■ SHORT PROBLEM ■
Transcribe the listing exactly, leaving out every picture.

■ DATASET CONTENT ■

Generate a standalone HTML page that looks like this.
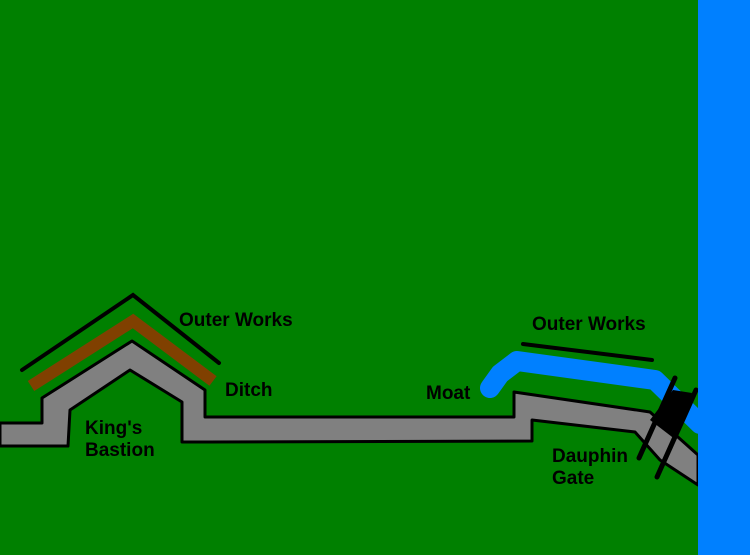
<!DOCTYPE html>
<html><head><style>body{margin:0}svg{display:block}text{font-family:"Liberation Sans",sans-serif;font-weight:bold;font-size:19px;fill:#000}</style></head>
<body><svg width="750" height="555" xmlns="http://www.w3.org/2000/svg">
<rect width="750" height="555" fill="#008000"/>
<polyline points="22,370 133,295 219,363" fill="none" stroke="#000" stroke-width="4" stroke-linecap="round"/>
<polyline points="31,386 133,321 213,381" fill="none" stroke="#804000" stroke-width="12"/>
<polyline points="490,388 500,374 517,361 655,380 700,424" fill="none" stroke="#0080ff" stroke-width="20" stroke-linecap="round" stroke-linejoin="round"/>
<line x1="523" y1="344" x2="652" y2="360" stroke="#000" stroke-width="4" stroke-linecap="round"/>
<polygon points="0,423 42,423 42,398 132,341 205,390 205,417 514,417 514,392 650,412 698,455 698,485 660,460 635,432 532,420 532,441 208,442 182,442 182,402 130,370 70,410 68,446 0,446" fill="#808080" stroke="#000" stroke-width="3" stroke-linejoin="round"/>
<polygon points="673,390 692,393 676,440 650,420" fill="#000"/>
<line x1="675" y1="378" x2="639" y2="458" stroke="#000" stroke-width="5" stroke-linecap="round"/>
<line x1="696" y1="390" x2="657" y2="477" stroke="#000" stroke-width="5" stroke-linecap="round"/>
<rect x="698" y="0" width="52" height="555" fill="#0080ff"/>
<text x="179" y="326">Outer Works</text>
<text x="225" y="396">Ditch</text>
<text x="85" y="434">King's</text>
<text x="85" y="456">Bastion</text>
<text x="426" y="399">Moat</text>
<text x="532" y="330">Outer Works</text>
<text x="552" y="462">Dauphin</text>
<text x="552" y="484">Gate</text>
</svg></body></html>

■ FINAL ANSWER ■
Generate a standalone HTML page that looks like this.
<!DOCTYPE html>
<html><head><style>body{margin:0}svg{display:block}text{font-family:"Liberation Sans",sans-serif;font-weight:bold;font-size:19px;fill:#000}</style></head>
<body><svg width="750" height="555" xmlns="http://www.w3.org/2000/svg">
<rect width="750" height="555" fill="#008000"/>
<polyline points="22,370 133,295 219,363" fill="none" stroke="#000" stroke-width="4" stroke-linecap="round"/>
<polyline points="31,386 133,321 213,381" fill="none" stroke="#804000" stroke-width="12"/>
<polyline points="490,388 500,374 517,361 655,380 700,424" fill="none" stroke="#0080ff" stroke-width="20" stroke-linecap="round" stroke-linejoin="round"/>
<line x1="523" y1="344" x2="652" y2="360" stroke="#000" stroke-width="4" stroke-linecap="round"/>
<polygon points="0,423 42,423 42,398 132,341 205,390 205,417 514,417 514,392 650,412 698,455 698,485 660,460 635,432 532,420 532,441 208,442 182,442 182,402 130,370 70,410 68,446 0,446" fill="#808080" stroke="#000" stroke-width="3" stroke-linejoin="round"/>
<polygon points="673,390 692,393 676,440 650,420" fill="#000"/>
<line x1="675" y1="378" x2="639" y2="458" stroke="#000" stroke-width="5" stroke-linecap="round"/>
<line x1="696" y1="390" x2="657" y2="477" stroke="#000" stroke-width="5" stroke-linecap="round"/>
<rect x="698" y="0" width="52" height="555" fill="#0080ff"/>
<text x="179" y="326">Outer Works</text>
<text x="225" y="396">Ditch</text>
<text x="85" y="434">King's</text>
<text x="85" y="456">Bastion</text>
<text x="426" y="399">Moat</text>
<text x="532" y="330">Outer Works</text>
<text x="552" y="462">Dauphin</text>
<text x="552" y="484">Gate</text>
</svg></body></html>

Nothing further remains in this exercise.